Current mood: drained
Most of last week I felt so down and crappy, I didn't want to look at anyone, let alone talk. We had a death in the family -- this, following the emergency trip to Syracuse to see the then-living person -- but it was bigger than that. I won't go into it. Anyway, that was last week. Gotta get over it.
Back to the living. Why am I here, really? Taking stock, I haven't held a proper job in five -- FIVE -- years. I got a masters degree for this? I want to make it easier for people to use public transit. And boy do we need it! When I started the masters program, gas was 80 cents a gallon.
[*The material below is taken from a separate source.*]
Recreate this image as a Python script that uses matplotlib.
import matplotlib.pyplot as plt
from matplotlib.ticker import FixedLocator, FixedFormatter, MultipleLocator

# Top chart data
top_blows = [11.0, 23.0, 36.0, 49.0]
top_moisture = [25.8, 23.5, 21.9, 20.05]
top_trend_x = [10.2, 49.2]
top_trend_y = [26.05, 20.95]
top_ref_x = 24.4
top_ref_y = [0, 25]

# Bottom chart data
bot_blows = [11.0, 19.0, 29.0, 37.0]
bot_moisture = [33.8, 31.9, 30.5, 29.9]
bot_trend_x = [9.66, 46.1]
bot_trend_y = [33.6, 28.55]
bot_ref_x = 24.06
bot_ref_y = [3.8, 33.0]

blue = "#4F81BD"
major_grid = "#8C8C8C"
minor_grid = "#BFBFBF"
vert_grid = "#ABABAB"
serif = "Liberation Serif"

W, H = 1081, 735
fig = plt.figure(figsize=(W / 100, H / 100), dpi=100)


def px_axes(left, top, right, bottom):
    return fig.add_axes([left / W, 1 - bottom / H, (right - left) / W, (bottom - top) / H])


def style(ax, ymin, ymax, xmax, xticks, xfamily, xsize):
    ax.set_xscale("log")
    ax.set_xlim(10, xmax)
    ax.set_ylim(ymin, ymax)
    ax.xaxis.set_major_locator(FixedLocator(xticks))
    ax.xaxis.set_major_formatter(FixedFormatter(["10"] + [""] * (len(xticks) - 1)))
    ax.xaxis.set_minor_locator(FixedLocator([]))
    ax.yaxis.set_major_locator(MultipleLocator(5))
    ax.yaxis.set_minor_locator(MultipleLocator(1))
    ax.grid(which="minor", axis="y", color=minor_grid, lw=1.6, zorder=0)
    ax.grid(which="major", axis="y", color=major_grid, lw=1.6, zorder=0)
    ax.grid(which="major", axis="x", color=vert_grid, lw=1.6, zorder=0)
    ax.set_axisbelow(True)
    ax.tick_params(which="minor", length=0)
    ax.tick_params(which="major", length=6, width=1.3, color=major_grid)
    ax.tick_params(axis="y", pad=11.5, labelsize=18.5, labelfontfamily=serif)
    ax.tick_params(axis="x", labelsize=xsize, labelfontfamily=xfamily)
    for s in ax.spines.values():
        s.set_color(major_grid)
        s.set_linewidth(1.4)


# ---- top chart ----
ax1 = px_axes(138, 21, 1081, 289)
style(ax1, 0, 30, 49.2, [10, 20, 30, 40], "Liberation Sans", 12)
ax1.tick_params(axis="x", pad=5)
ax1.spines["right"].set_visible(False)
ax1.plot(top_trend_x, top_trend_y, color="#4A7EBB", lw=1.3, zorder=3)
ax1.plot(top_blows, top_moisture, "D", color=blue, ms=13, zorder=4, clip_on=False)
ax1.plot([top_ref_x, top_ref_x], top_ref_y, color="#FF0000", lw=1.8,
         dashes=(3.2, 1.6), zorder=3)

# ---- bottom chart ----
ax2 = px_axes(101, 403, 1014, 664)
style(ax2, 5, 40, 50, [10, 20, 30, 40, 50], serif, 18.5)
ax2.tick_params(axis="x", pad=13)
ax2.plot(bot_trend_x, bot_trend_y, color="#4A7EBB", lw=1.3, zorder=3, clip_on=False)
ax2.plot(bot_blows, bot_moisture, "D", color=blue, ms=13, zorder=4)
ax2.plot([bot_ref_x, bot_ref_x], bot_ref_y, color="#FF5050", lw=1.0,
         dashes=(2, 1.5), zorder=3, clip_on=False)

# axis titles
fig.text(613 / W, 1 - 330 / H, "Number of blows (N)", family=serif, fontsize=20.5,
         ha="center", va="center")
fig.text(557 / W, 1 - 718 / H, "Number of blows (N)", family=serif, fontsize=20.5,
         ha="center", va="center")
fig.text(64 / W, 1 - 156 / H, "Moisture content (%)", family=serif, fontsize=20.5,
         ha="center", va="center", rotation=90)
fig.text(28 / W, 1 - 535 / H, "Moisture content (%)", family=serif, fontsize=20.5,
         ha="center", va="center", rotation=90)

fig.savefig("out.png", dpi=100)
It was considered high at $1.45/gallon when I graduated in mid-2001. I knew in 1995 that I wanted to make it easier for people to use transit to get around, but I simply haven't been able to make a go of it.
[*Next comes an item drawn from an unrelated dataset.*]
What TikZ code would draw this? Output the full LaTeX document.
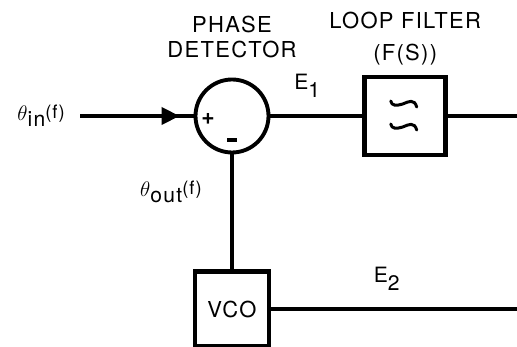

I'm trying to do this against horrible odds:
* My son starts college in a couple of months, and we need to come up with a five-digit sum by the end of the year.
* We're trying to pay down a mountain of "legacy" debt, much of it left over from paying for my own grad school 10 years ago.
* We're making ends meet, but only by forgoing any significant purchases, clothes, and to a great extent, food. Half of what we eat comes from leftovers from a local bakery. I don't think there's a brand-name food item in the house.
* To do this properly, I need office space. Any work I try to do has to be spread over the dining room table, which competes with homework, income taxes, financial aid paperwork, and each day's mail. My work to date has generated reams of plans, but it's all stored away in boxes. Office space costs money. I don't have that.
* To do this properly, I need to put a lot of time into making software work. For all my technical background, one thing I do not do quickly is programming. I would really need someone's help with the software development. Big money or big time. I have neither.
* To do this properly, I need a computer. All I have to work with now is a 10-year-old laptop that has neither modem nor USB connection, nor can it read many CDs for some reason, so communicates exclusively via 3.5" diskette. The family PC, which I'm using to type this, is itself seven years old and painfully slow and overloaded. Not to mention being constantly used by four people.
* To get my own new computer, I need, conservatively, $2,000, to get not only the machine (fairly cheap yet still out of the question at about $500) but various specialized software titles, plus peripherals (e.g., printer, projector, long-bed scanner) to make my business viable.
* Somewhere in there, my son will likely need his own PC, since he's going into Game Design. A resurrected 850 MHz Win98 machine ain't gonna cut it for him, either. He's going to need some big iron to do his work properly. Maybe three grand, if we get him a laptop.
As it stands, I can't afford a new pair of pants, let alone probably $15K in damn near must-have expenses within the next three to eight months.
A job would be really nice! Hell, even a menial $15/hour job would be fine with me right now. Just go in, do stuff for eight hours, go home. I've had $20 and even $30+/hour jobs, but the higher the pay, the more my balls would be busted. I don't need ball-busting, thank you, just an income. Oh right, and health insurance. Am I really asking for that much? Just a job? With that, I can take care of the rest.
Whatever I find would preferably be Downtown, since I cannot afford a second set of wheels right now, either. Sources tell me there are lots of jobs in Wexford and Cranberry. Ha! Ever try bicycling up Old Perry Highway from the Target in Pine Creek Plaza into Wexford, even in nice weather? That hill is a killer, apart from the traffic. I've walked it (I've even unicycled it); walking takes two hours each way. Cranberry is twice that. Bus service up there has been non-existent since the June 2007 cuts.
You'd figure that with a masters degree, I could do damn near anything. But either I'm overqualified by virtue of having an advanced degree, or too specialized by having an advanced degree. Even if I get to an interview, they pounce on that five-year hole in the resume and pummel me with What Have You Done To Stay Current questions. I answer it with the laundry list that constitutes the truth, but I want to tell them Why Should You Care Just Hire Me And See What I Can Do. But I suspect that probably won't go over too well. OTOH what I'm getting amounts to the same thing, screwed over and continued joblessness.
I can't give up. But I can't make any headway, either. I've run out of gas spinning my wheels. I need a new approach.